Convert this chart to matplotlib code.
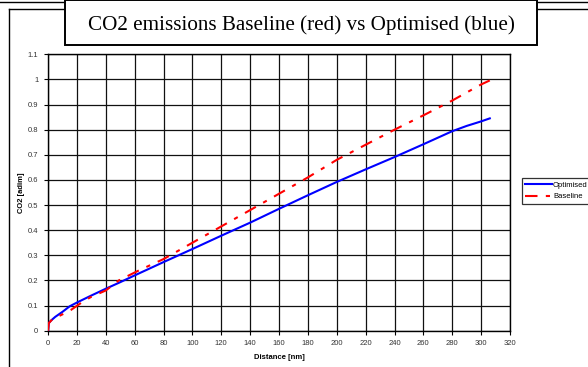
import matplotlib
matplotlib.use("Agg")
import matplotlib.pyplot as plt
from matplotlib.lines import Line2D
from matplotlib.patches import Rectangle

# values
opt_dist = [0, 0.5, 2, 5, 10, 15, 20, 30, 40, 50, 60, 80, 100, 120, 140,
            160, 180, 200, 220, 240, 260, 280, 290, 300, 306]
opt_co2 = [0.0, 0.03, 0.04, 0.055, 0.075, 0.097, 0.112, 0.14, 0.167, 0.193, 0.22,
           0.273, 0.325, 0.378, 0.43, 0.485, 0.539, 0.592, 0.642, 0.691, 0.742,
           0.794, 0.815, 0.833, 0.845]
base_dist = [0, 0.5, 3, 10, 16, 24, 30, 40, 49, 63, 80, 100, 120, 140, 156,
             180, 200, 220, 240, 260, 280, 300, 306]
base_co2 = [0.0, 0.03, 0.045, 0.065, 0.083, 0.115, 0.135, 0.16, 0.2, 0.24, 0.285,
            0.35, 0.415, 0.48, 0.532, 0.61, 0.68, 0.74, 0.80, 0.857, 0.916, 0.98, 0.996]

x_ticks = list(range(0, 321, 20))
y_ticks = [0, 0.1, 0.2, 0.3, 0.4, 0.5, 0.6, 0.7, 0.8, 0.9, 1, 1.1]
y_labels = ["0", "0.1", "0.2", "0.3", "0.4", "0.5", "0.6", "0.7", "0.8", "0.9", "1", "1.1"]

title = "CO2 emissions Baseline (red) vs Optimised (blue)"

W, H = 588, 367


def fx(px):
    return px / W


def fy(py):
    return 1 - py / H


fig = plt.figure(figsize=(W / 100, H / 100), dpi=100)
plt.rcParams['font.family'] = ['Liberation Sans', 'DejaVu Sans']

# outer frames (slide border + chart area)
fig.add_artist(Line2D([fx(0), fx(W)], [fy(2), fy(2)], color='black', lw=1.0))
fig.add_artist(Line2D([fx(9), fx(W)], [fy(9), fy(9)], color='black', lw=1.0))
fig.add_artist(Line2D([fx(9), fx(9)], [fy(9), fy(H)], color='black', lw=1.0))

ax = fig.add_axes([fx(48), fy(330.7), fx(510) - fx(48), fy(54.3) - fy(330.7)])
ax.plot(opt_dist, opt_co2, color='#0000ff', lw=1.5, label='Optimised', zorder=3)
ax.plot(base_dist, base_co2, color='#ff0000', lw=1.5, dashes=(6, 4, 2, 4),
        label='Baseline', zorder=3)

ax.set_xlim(0, 320)
ax.set_ylim(0, 1.1)
ax.set_xticks(x_ticks)
ax.set_yticks(y_ticks)
ax.set_yticklabels(y_labels)
ax.grid(True, color='#111111', lw=0.9)
ax.set_axisbelow(True)
for s in ax.spines.values():
    s.set_color('black')
    s.set_linewidth(1.0)
ax.tick_params(axis='both', labelsize=5.5, colors='#333333', length=3, width=0.8,
               pad=4)
ax.tick_params(axis='both', color='black')

ax.set_xlabel("Distance [nm]", fontsize=5.5, fontweight='bold', labelpad=5)
ax.set_ylabel("CO2 [adim]", fontsize=5.5, fontweight='bold', labelpad=2)

leg = ax.legend(loc='upper left', bbox_to_anchor=(fx(522), fy(178)),
                bbox_transform=fig.transFigure, fontsize=5.5, frameon=True,
                fancybox=False, edgecolor='black', handlelength=3.5,
                handletextpad=0.1, borderpad=0.45, labelspacing=0.55,
                borderaxespad=0)
leg.get_frame().set_linewidth(0.9)

# title box
fig.add_artist(Rectangle((fx(65), fy(45)), fx(537) - fx(65), fy(0) - fy(45),
                         facecolor='white', edgecolor='black', lw=1.4,
                         transform=fig.transFigure, zorder=5))
fig.text(fx(301), fy(25), title, ha='center', va='center', fontsize=15.2,
         family=['Liberation Serif', 'DejaVu Serif'], zorder=6)

fig.savefig("out.png", dpi=100)
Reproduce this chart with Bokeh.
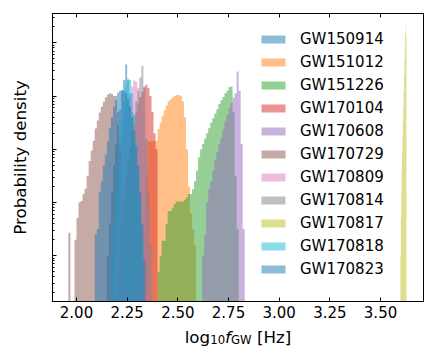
from bokeh.plotting import figure
from bokeh.layouts import column
from bokeh.models import (Range1d, LinearAxis, FixedTicker, Legend, LegendItem,
                          Label, CustomJSTickFormatter)
from bokeh.embed import file_html
from bokeh.resources import INLINE

# ---------------- data (log10 of probability density per bin) ----------------
events = ["GW150914", "GW151012", "GW151226", "GW170104", "GW170608", "GW170729",
          "GW170809", "GW170814", "GW170817", "GW170818", "GW170823"]
colors = ["#1f77b4", "#ff7f0e", "#2ca02c", "#d62728", "#9467bd", "#8c564b",
          "#e377c2", "#7f7f7f", "#bcbd22", "#17becf", "#1f77b4"]

bin_width = 0.01
bin_width_gw170817 = 0.002

gw150914_start = 2.15
gw150914_logdens = [-3.0, -2.4, -1.8, -1.3, -0.9, -0.55, -0.25, 0.1, 0.3, 0.59,
                    0.3, 0.05, -0.3, -0.75, -1.3, -1.9, -2.6, -3.3]

gw151012_start = 2.33
gw151012_logdens = [-2.5, -1.5, -0.86, -0.85, -0.85, -0.84, -0.84, -0.62, -0.5, -0.38,
                    -0.27, -0.18, -0.1, -0.06, -0.03, 0.0, 0.02, 0.02, 0.0, -0.1,
                    -0.4, -1.0, -1.7, -2.2, -2.5, -2.8]

gw151226_start = 2.40
gw151226_logdens = [-3.3, -3.0, -2.72, -2.72, -2.4, -2.16, -2.16, -2.1, -2.03, -1.98,
                    -1.98, -1.98, -1.98, -1.95, -1.9, -1.84, -1.84, -1.75, -1.6, -1.4,
                    -1.15, -1.0, -0.9, -0.8, -0.7, -0.6, -0.5, -0.42, -0.33, -0.25,
                    -0.15, -0.08, -0.02, 0.05, 0.1, 0.17, 0.18, -0.3, -1.5, -2.5]

gw170104_start = 2.20
gw170104_logdens = [-3.3, -2.8, -2.3, -1.9, -1.5, -1.2, -0.95, -0.7, -0.5, -0.3,
                    -0.15, -0.02, 0.08, 0.18, 0.21, 0.15, 0.0, -0.3, -0.7, -1.0]

gw170608_start = 2.62
gw170608_logdens = [-3.0, -2.6, -2.0, -1.75, -1.6, -1.4, -1.2, -1.05, -0.9, -0.78,
                    -0.62, -0.48, -0.35, -0.22, -0.12, -0.03, 0.05, 0.46, 0.1, -0.9,
                    -2.5]

gw170729_start = 1.96
gw170729_logdens = [-2.57, None, None, -2.7, -2.29, -2.0, -1.97, -1.84, -1.74, -1.5,
                    -1.22, -1.03, -0.84, -0.61, -0.46, -0.31, -0.2, -0.11, -0.03, 0.03,
                    0.05, 0.04, 0.0, -0.08, -0.3, -1.0, -2.0, -3.0]

gw170809_start = 2.19
gw170809_logdens = [-2.9, -2.2, -1.6, -1.1, -0.7, -0.4, -0.15, 0.0, 0.18, 0.29,
                    0.27, 0.15, -0.05, -0.35, -0.8, -1.4, -2.1, -2.9]

gw170814_start = 2.22
gw170814_logdens = [-3.0, -2.4, -1.9, -1.4, -1.0, -0.65, -0.35, -0.1, 0.1, 0.35,
                    0.57, 0.15, -0.8, -1.8, -2.8]

gw170817_start = 3.598
gw170817_logdens = [-3.0, -2.3, -1.8, -1.4, -1.1, -0.8, -0.5, -0.2, 0.1, 0.4,
                    0.7, 0.95, 1.2, 1.32, 1.1]

gw170818_start = 2.17
gw170818_logdens = [-3.0, -2.4, -1.8, -1.3, -0.85, -0.45, -0.1, 0.2, 0.33, 0.3,
                    0.05, -0.35, -0.85, -1.4, -2.0, -2.7]

gw170823_start = 2.09
gw170823_logdens = [-2.6, -2.5, -1.8, -1.6, -1.3, -1.1, -0.85, -0.6, -0.4, -0.2,
                    0.0, 0.06, 0.1, 0.12, 0.1, 0.05, -0.05, -0.2, -0.4, -0.65,
                    -0.95, -1.3, -1.8, -2.4, -3.1]

series = [
    (gw150914_start, bin_width, gw150914_logdens),
    (gw151012_start, bin_width, gw151012_logdens),
    (gw151226_start, bin_width, gw151226_logdens),
    (gw170104_start, bin_width, gw170104_logdens),
    (gw170608_start, bin_width, gw170608_logdens),
    (gw170729_start, bin_width, gw170729_logdens),
    (gw170809_start, bin_width, gw170809_logdens),
    (gw170814_start, bin_width, gw170814_logdens),
    (gw170817_start, bin_width_gw170817, gw170817_logdens),
    (gw170818_start, bin_width, gw170818_logdens),
    (gw170823_start, bin_width, gw170823_logdens),
]

xticks = [2.0, 2.25, 2.5, 2.75, 3.0, 3.25, 3.5]
xtick_labels = ["2.00", "2.25", "2.50", "2.75", "3.00", "3.25", "3.50"]

x_min, x_max = 1.8816, 3.712
y_min, y_max = 10 ** -3.86, 10 ** 1.55

FLOOR = 1e-9
FONT = "DejaVu Sans"
W = 436
H_MAIN = 324
H_LABEL = 39
BORDER_L, BORDER_R = 52, 13


def step_outline(start, width, logdens):
    xs, ys = [start], [FLOOR]
    for i, v in enumerate(logdens):
        h = FLOOR if v is None else 10 ** v
        x0 = start + i * width
        xs += [x0, x0 + width]
        ys += [h, h]
    xs.append(start + len(logdens) * width)
    ys.append(FLOOR)
    return xs, ys


p = figure(width=W, height=H_MAIN, x_range=Range1d(x_min, x_max),
           y_range=Range1d(y_min, y_max), y_axis_type="log",
           output_backend="svg", toolbar_location=None,
           min_border_left=BORDER_L, min_border_right=BORDER_R, min_border_top=13,
           min_border_bottom=23)
p.xgrid.visible = False
p.ygrid.visible = False
p.outline_line_color = "black"
p.outline_line_alpha = 1.0
p.background_fill_color = "white"
p.border_fill_color = "white"

renderers = []
for (start, width, logdens), col in zip(series, colors):
    xs, ys = step_outline(start, width, logdens)
    r = p.patch(xs, ys, fill_color=col, fill_alpha=0.5, line_alpha=0)
    renderers.append(r)

# bottom axis
xa = p.xaxis[0]
xa.ticker = FixedTicker(ticks=xticks)
xa.major_label_overrides = dict(zip(xticks, xtick_labels))
xa.major_label_text_font = FONT
xa.major_label_text_font_size = "15px"
xa.major_label_text_color = "black"
xa.major_label_standoff = 4
xa.major_tick_in = 4
xa.major_tick_out = 0
xa.minor_tick_line_color = None
xa.axis_line_color = "black"
xa.major_tick_line_color = "black"

# top axis: ticks only
top = LinearAxis(ticker=FixedTicker(ticks=xticks),
                 formatter=CustomJSTickFormatter(code="return ''"),
                 major_label_text_font_size="0px", major_label_standoff=0,
                 major_tick_in=4, major_tick_out=0, minor_tick_line_color=None,
                 axis_line_color="black", major_tick_line_color="black")
p.add_layout(top, "above")

# left axis: log ticks, no labels
ya = p.yaxis[0]
ya.formatter = CustomJSTickFormatter(code="return ''")
ya.major_label_text_font_size = "0px"
ya.major_label_standoff = 0
ya.major_tick_in = 4
ya.major_tick_out = 0
ya.minor_tick_in = 2
ya.minor_tick_out = 0
ya.axis_line_color = "black"
ya.major_tick_line_color = "black"
ya.minor_tick_line_color = "black"
ya.axis_label = "Probability density"
ya.axis_label_text_font = FONT
ya.axis_label_text_font_size = "16.7px"
ya.axis_label_text_font_style = "normal"
ya.axis_label_text_color = "black"
ya.axis_label_standoff = 23

legend = Legend(items=[LegendItem(label=n, renderers=[r]) for n, r in zip(events, renderers)],
                location=(206, 22), padding=0, margin=0, spacing=3,
                glyph_width=30, glyph_height=10, label_height=20,
                label_standoff=12, label_text_font=FONT, label_text_font_size="15px",
                label_text_color="black", background_fill_alpha=0,
                border_line_color=None)
p.add_layout(legend)

# x-axis label strip: log_10 f_GW [Hz]
q = figure(width=W, height=H_LABEL, x_range=Range1d(0, W - BORDER_L - BORDER_R),
           y_range=Range1d(0, H_LABEL),
           output_backend="svg", toolbar_location=None,
           x_axis_location=None, y_axis_location=None,
           min_border_left=BORDER_L, min_border_right=BORDER_R,
           min_border_top=0, min_border_bottom=0)
q.xgrid.visible = False
q.ygrid.visible = False
q.outline_line_color = None
q.background_fill_color = "white"
q.border_fill_color = "white"

main_fs, sub_fs = 16.7, 11.7
pieces = [("log", main_fs, "normal", 0.0, 1.525),
          ("10", sub_fs, "normal", -3.0, 1.272),
          ("f", main_fs, "italic", 0.0, 0.352),
          ("GW", sub_fs, "normal", -3.0, 1.764),
          ("[Hz]", main_fs, "normal", 0.0, 2.057)]
space = 0.318 * main_fs
total = sum(fs * w for _, fs, _, _, w in pieces) + space
frame_center = (W - BORDER_L - BORDER_R) / 2
cx = frame_center - total / 2
base_y = 27
for txt, fs, style, dy, w in pieces:
    if txt == "[Hz]":
        cx += space
    q.add_layout(Label(x=cx, y=base_y + dy, x_units="screen", y_units="screen",
                       text=txt, text_font=FONT, text_font_size=f"{fs}px",
                       text_font_style=style, text_color="black",
                       text_baseline="alphabetic", text_align="left"))
    cx += fs * w

layout = column(p, q, spacing=0)
open("out.html", "w").write(file_html(layout, INLINE))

^^^^^^^^

Give again exactly the lines running from the beginning of the material above through the line that contains "from matplotlib.patches import Rectangle", and leave out every picture.

Convert this chart to matplotlib code.
import matplotlib
matplotlib.use("Agg")
import matplotlib.pyplot as plt
from matplotlib.lines import Line2D
from matplotlib.patches import Rectangle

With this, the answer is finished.